### YOUR OBJECTIVE
From the listing below, extract each entry exactly as written, minus the images.

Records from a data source
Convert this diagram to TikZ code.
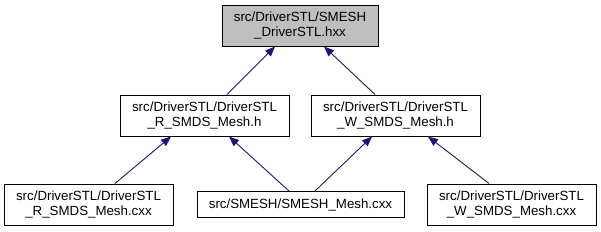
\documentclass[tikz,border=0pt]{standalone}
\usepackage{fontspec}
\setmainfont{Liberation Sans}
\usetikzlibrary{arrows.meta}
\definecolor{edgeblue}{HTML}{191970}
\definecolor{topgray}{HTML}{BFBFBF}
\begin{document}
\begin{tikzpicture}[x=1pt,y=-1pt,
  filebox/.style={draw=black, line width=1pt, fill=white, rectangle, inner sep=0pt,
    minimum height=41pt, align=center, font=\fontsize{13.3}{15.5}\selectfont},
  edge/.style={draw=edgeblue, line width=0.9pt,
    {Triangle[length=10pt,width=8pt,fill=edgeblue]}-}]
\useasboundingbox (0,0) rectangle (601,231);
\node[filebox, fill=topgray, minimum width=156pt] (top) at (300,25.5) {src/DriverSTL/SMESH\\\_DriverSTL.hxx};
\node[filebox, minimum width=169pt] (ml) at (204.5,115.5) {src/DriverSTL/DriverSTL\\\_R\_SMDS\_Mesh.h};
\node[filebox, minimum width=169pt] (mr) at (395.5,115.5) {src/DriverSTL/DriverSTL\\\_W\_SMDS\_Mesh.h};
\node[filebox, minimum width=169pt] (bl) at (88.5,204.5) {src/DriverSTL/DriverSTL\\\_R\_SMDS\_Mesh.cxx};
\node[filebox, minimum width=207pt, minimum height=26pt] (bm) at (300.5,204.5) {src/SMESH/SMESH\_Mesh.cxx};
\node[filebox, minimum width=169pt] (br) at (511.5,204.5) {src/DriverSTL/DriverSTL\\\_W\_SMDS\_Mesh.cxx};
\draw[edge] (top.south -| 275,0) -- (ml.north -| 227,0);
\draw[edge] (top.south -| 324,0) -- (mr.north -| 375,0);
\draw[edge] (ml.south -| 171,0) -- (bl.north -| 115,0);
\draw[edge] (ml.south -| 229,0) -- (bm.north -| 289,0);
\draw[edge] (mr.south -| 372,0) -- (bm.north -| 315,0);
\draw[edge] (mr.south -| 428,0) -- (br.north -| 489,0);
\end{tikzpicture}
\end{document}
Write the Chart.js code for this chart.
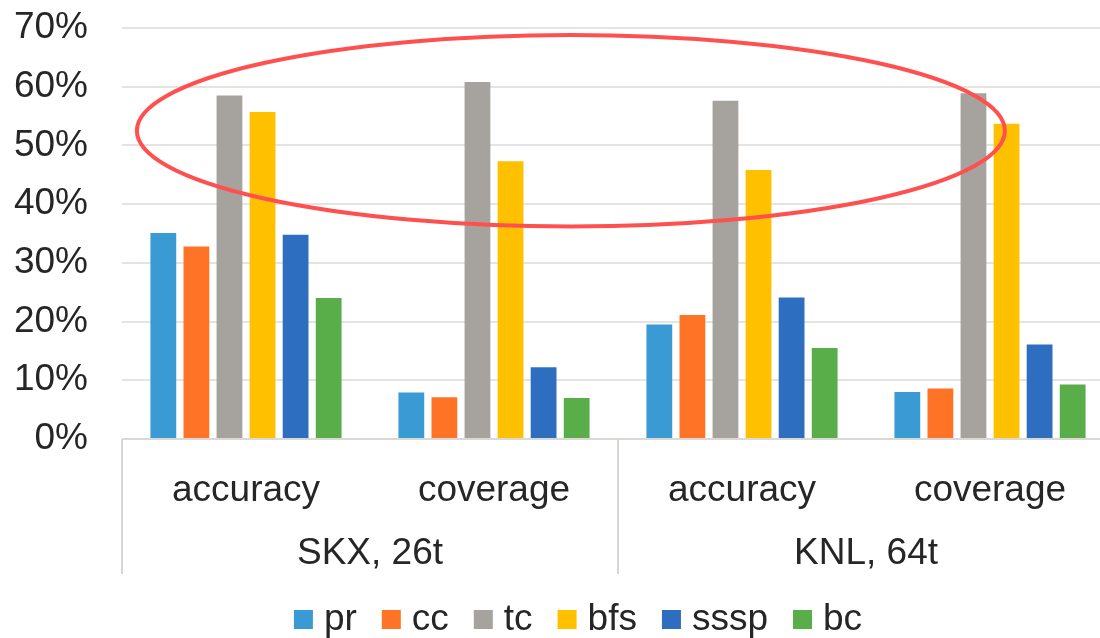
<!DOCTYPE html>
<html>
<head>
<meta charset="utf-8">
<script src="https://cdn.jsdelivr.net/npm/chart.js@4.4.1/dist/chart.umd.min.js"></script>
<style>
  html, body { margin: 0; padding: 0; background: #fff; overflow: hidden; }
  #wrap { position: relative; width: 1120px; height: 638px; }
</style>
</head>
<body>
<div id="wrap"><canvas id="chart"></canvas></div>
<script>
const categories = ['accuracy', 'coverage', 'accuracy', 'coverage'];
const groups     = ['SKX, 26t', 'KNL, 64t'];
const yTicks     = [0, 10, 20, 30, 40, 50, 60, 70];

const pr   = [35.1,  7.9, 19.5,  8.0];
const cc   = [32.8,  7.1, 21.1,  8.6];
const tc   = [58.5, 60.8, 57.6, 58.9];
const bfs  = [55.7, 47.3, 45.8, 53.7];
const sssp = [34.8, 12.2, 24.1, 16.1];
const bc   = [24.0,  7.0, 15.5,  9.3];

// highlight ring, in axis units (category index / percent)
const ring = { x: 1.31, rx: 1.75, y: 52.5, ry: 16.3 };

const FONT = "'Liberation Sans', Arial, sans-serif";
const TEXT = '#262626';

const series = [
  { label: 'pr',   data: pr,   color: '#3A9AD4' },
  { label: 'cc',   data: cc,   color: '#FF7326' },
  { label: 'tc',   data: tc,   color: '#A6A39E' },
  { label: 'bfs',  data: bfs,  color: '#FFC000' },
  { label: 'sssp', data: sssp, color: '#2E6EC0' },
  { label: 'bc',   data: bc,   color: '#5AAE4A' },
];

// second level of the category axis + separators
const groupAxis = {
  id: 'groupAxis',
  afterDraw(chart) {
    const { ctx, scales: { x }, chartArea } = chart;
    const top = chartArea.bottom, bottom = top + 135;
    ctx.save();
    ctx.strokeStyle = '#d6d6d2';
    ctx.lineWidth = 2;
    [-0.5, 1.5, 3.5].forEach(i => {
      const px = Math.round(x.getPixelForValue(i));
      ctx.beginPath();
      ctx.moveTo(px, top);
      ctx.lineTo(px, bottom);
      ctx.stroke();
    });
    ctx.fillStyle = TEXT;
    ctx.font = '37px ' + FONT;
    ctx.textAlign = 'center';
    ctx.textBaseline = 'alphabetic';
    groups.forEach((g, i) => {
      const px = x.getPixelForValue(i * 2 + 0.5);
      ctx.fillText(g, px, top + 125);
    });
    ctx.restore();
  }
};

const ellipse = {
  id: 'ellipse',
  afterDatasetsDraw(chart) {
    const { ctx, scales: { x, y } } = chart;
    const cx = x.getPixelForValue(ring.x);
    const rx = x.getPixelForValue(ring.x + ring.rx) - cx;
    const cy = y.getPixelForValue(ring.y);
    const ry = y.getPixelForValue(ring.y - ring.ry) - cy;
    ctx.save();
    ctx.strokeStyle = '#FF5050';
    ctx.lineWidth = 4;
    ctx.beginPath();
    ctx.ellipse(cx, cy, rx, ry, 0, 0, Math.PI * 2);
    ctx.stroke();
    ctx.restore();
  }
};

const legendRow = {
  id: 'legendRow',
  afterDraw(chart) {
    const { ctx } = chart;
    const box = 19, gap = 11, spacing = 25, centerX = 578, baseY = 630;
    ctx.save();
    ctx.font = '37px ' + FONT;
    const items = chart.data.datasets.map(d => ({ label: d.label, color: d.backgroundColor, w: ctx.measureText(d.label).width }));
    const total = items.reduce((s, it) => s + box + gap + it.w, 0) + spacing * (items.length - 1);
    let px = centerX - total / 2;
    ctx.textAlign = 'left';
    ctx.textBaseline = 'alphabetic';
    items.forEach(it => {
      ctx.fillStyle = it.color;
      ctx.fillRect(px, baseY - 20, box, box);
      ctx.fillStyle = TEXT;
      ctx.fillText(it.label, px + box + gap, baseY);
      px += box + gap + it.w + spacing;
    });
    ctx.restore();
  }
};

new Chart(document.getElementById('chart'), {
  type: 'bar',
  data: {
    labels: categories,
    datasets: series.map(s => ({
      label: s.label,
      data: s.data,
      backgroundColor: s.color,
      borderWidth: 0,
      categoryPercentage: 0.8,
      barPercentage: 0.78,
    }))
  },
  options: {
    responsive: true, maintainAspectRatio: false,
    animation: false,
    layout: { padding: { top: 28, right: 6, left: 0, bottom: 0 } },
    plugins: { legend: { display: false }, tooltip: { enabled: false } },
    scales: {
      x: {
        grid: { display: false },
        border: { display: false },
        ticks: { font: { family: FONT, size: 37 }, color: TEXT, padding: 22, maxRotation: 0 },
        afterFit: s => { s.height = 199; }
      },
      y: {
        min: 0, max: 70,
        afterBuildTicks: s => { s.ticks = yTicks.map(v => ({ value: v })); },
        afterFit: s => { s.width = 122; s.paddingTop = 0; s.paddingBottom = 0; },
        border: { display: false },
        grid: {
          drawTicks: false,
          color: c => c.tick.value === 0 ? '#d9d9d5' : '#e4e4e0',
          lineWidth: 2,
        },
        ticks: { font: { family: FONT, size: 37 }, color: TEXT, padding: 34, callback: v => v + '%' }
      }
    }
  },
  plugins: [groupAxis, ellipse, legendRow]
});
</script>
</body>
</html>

### FULL OUTPUT
Convert this diagram to TikZ code.
\documentclass[tikz,border=0pt]{standalone}
\usepackage{fontspec}
\setmainfont{Liberation Sans}
\usetikzlibrary{arrows.meta}
\definecolor{edgeblue}{HTML}{191970}
\definecolor{topgray}{HTML}{BFBFBF}
\begin{document}
\begin{tikzpicture}[x=1pt,y=-1pt,
  filebox/.style={draw=black, line width=1pt, fill=white, rectangle, inner sep=0pt,
    minimum height=41pt, align=center, font=\fontsize{13.3}{15.5}\selectfont},
  edge/.style={draw=edgeblue, line width=0.9pt,
    {Triangle[length=10pt,width=8pt,fill=edgeblue]}-}]
\useasboundingbox (0,0) rectangle (601,231);
\node[filebox, fill=topgray, minimum width=156pt] (top) at (300,25.5) {src/DriverSTL/SMESH\\\_DriverSTL.hxx};
\node[filebox, minimum width=169pt] (ml) at (204.5,115.5) {src/DriverSTL/DriverSTL\\\_R\_SMDS\_Mesh.h};
\node[filebox, minimum width=169pt] (mr) at (395.5,115.5) {src/DriverSTL/DriverSTL\\\_W\_SMDS\_Mesh.h};
\node[filebox, minimum width=169pt] (bl) at (88.5,204.5) {src/DriverSTL/DriverSTL\\\_R\_SMDS\_Mesh.cxx};
\node[filebox, minimum width=207pt, minimum height=26pt] (bm) at (300.5,204.5) {src/SMESH/SMESH\_Mesh.cxx};
\node[filebox, minimum width=169pt] (br) at (511.5,204.5) {src/DriverSTL/DriverSTL\\\_W\_SMDS\_Mesh.cxx};
\draw[edge] (top.south -| 275,0) -- (ml.north -| 227,0);
\draw[edge] (top.south -| 324,0) -- (mr.north -| 375,0);
\draw[edge] (ml.south -| 171,0) -- (bl.north -| 115,0);
\draw[edge] (ml.south -| 229,0) -- (bm.north -| 289,0);
\draw[edge] (mr.south -| 372,0) -- (bm.north -| 315,0);
\draw[edge] (mr.south -| 428,0) -- (br.north -| 489,0);
\end{tikzpicture}
\end{document}
Write the Chart.js code for this chart.
<!DOCTYPE html>
<html>
<head>
<meta charset="utf-8">
<script src="https://cdn.jsdelivr.net/npm/chart.js@4.4.1/dist/chart.umd.min.js"></script>
<style>
  html, body { margin: 0; padding: 0; background: #fff; overflow: hidden; }
  #wrap { position: relative; width: 1120px; height: 638px; }
</style>
</head>
<body>
<div id="wrap"><canvas id="chart"></canvas></div>
<script>
const categories = ['accuracy', 'coverage', 'accuracy', 'coverage'];
const groups     = ['SKX, 26t', 'KNL, 64t'];
const yTicks     = [0, 10, 20, 30, 40, 50, 60, 70];

const pr   = [35.1,  7.9, 19.5,  8.0];
const cc   = [32.8,  7.1, 21.1,  8.6];
const tc   = [58.5, 60.8, 57.6, 58.9];
const bfs  = [55.7, 47.3, 45.8, 53.7];
const sssp = [34.8, 12.2, 24.1, 16.1];
const bc   = [24.0,  7.0, 15.5,  9.3];

// highlight ring, in axis units (category index / percent)
const ring = { x: 1.31, rx: 1.75, y: 52.5, ry: 16.3 };

const FONT = "'Liberation Sans', Arial, sans-serif";
const TEXT = '#262626';

const series = [
  { label: 'pr',   data: pr,   color: '#3A9AD4' },
  { label: 'cc',   data: cc,   color: '#FF7326' },
  { label: 'tc',   data: tc,   color: '#A6A39E' },
  { label: 'bfs',  data: bfs,  color: '#FFC000' },
  { label: 'sssp', data: sssp, color: '#2E6EC0' },
  { label: 'bc',   data: bc,   color: '#5AAE4A' },
];

// second level of the category axis + separators
const groupAxis = {
  id: 'groupAxis',
  afterDraw(chart) {
    const { ctx, scales: { x }, chartArea } = chart;
    const top = chartArea.bottom, bottom = top + 135;
    ctx.save();
    ctx.strokeStyle = '#d6d6d2';
    ctx.lineWidth = 2;
    [-0.5, 1.5, 3.5].forEach(i => {
      const px = Math.round(x.getPixelForValue(i));
      ctx.beginPath();
      ctx.moveTo(px, top);
      ctx.lineTo(px, bottom);
      ctx.stroke();
    });
    ctx.fillStyle = TEXT;
    ctx.font = '37px ' + FONT;
    ctx.textAlign = 'center';
    ctx.textBaseline = 'alphabetic';
    groups.forEach((g, i) => {
      const px = x.getPixelForValue(i * 2 + 0.5);
      ctx.fillText(g, px, top + 125);
    });
    ctx.restore();
  }
};

const ellipse = {
  id: 'ellipse',
  afterDatasetsDraw(chart) {
    const { ctx, scales: { x, y } } = chart;
    const cx = x.getPixelForValue(ring.x);
    const rx = x.getPixelForValue(ring.x + ring.rx) - cx;
    const cy = y.getPixelForValue(ring.y);
    const ry = y.getPixelForValue(ring.y - ring.ry) - cy;
    ctx.save();
    ctx.strokeStyle = '#FF5050';
    ctx.lineWidth = 4;
    ctx.beginPath();
    ctx.ellipse(cx, cy, rx, ry, 0, 0, Math.PI * 2);
    ctx.stroke();
    ctx.restore();
  }
};

const legendRow = {
  id: 'legendRow',
  afterDraw(chart) {
    const { ctx } = chart;
    const box = 19, gap = 11, spacing = 25, centerX = 578, baseY = 630;
    ctx.save();
    ctx.font = '37px ' + FONT;
    const items = chart.data.datasets.map(d => ({ label: d.label, color: d.backgroundColor, w: ctx.measureText(d.label).width }));
    const total = items.reduce((s, it) => s + box + gap + it.w, 0) + spacing * (items.length - 1);
    let px = centerX - total / 2;
    ctx.textAlign = 'left';
    ctx.textBaseline = 'alphabetic';
    items.forEach(it => {
      ctx.fillStyle = it.color;
      ctx.fillRect(px, baseY - 20, box, box);
      ctx.fillStyle = TEXT;
      ctx.fillText(it.label, px + box + gap, baseY);
      px += box + gap + it.w + spacing;
    });
    ctx.restore();
  }
};

new Chart(document.getElementById('chart'), {
  type: 'bar',
  data: {
    labels: categories,
    datasets: series.map(s => ({
      label: s.label,
      data: s.data,
      backgroundColor: s.color,
      borderWidth: 0,
      categoryPercentage: 0.8,
      barPercentage: 0.78,
    }))
  },
  options: {
    responsive: true, maintainAspectRatio: false,
    animation: false,
    layout: { padding: { top: 28, right: 6, left: 0, bottom: 0 } },
    plugins: { legend: { display: false }, tooltip: { enabled: false } },
    scales: {
      x: {
        grid: { display: false },
        border: { display: false },
        ticks: { font: { family: FONT, size: 37 }, color: TEXT, padding: 22, maxRotation: 0 },
        afterFit: s => { s.height = 199; }
      },
      y: {
        min: 0, max: 70,
        afterBuildTicks: s => { s.ticks = yTicks.map(v => ({ value: v })); },
        afterFit: s => { s.width = 122; s.paddingTop = 0; s.paddingBottom = 0; },
        border: { display: false },
        grid: {
          drawTicks: false,
          color: c => c.tick.value === 0 ? '#d9d9d5' : '#e4e4e0',
          lineWidth: 2,
        },
        ticks: { font: { family: FONT, size: 37 }, color: TEXT, padding: 34, callback: v => v + '%' }
      }
    }
  },
  plugins: [groupAxis, ellipse, legendRow]
});
</script>
</body>
</html>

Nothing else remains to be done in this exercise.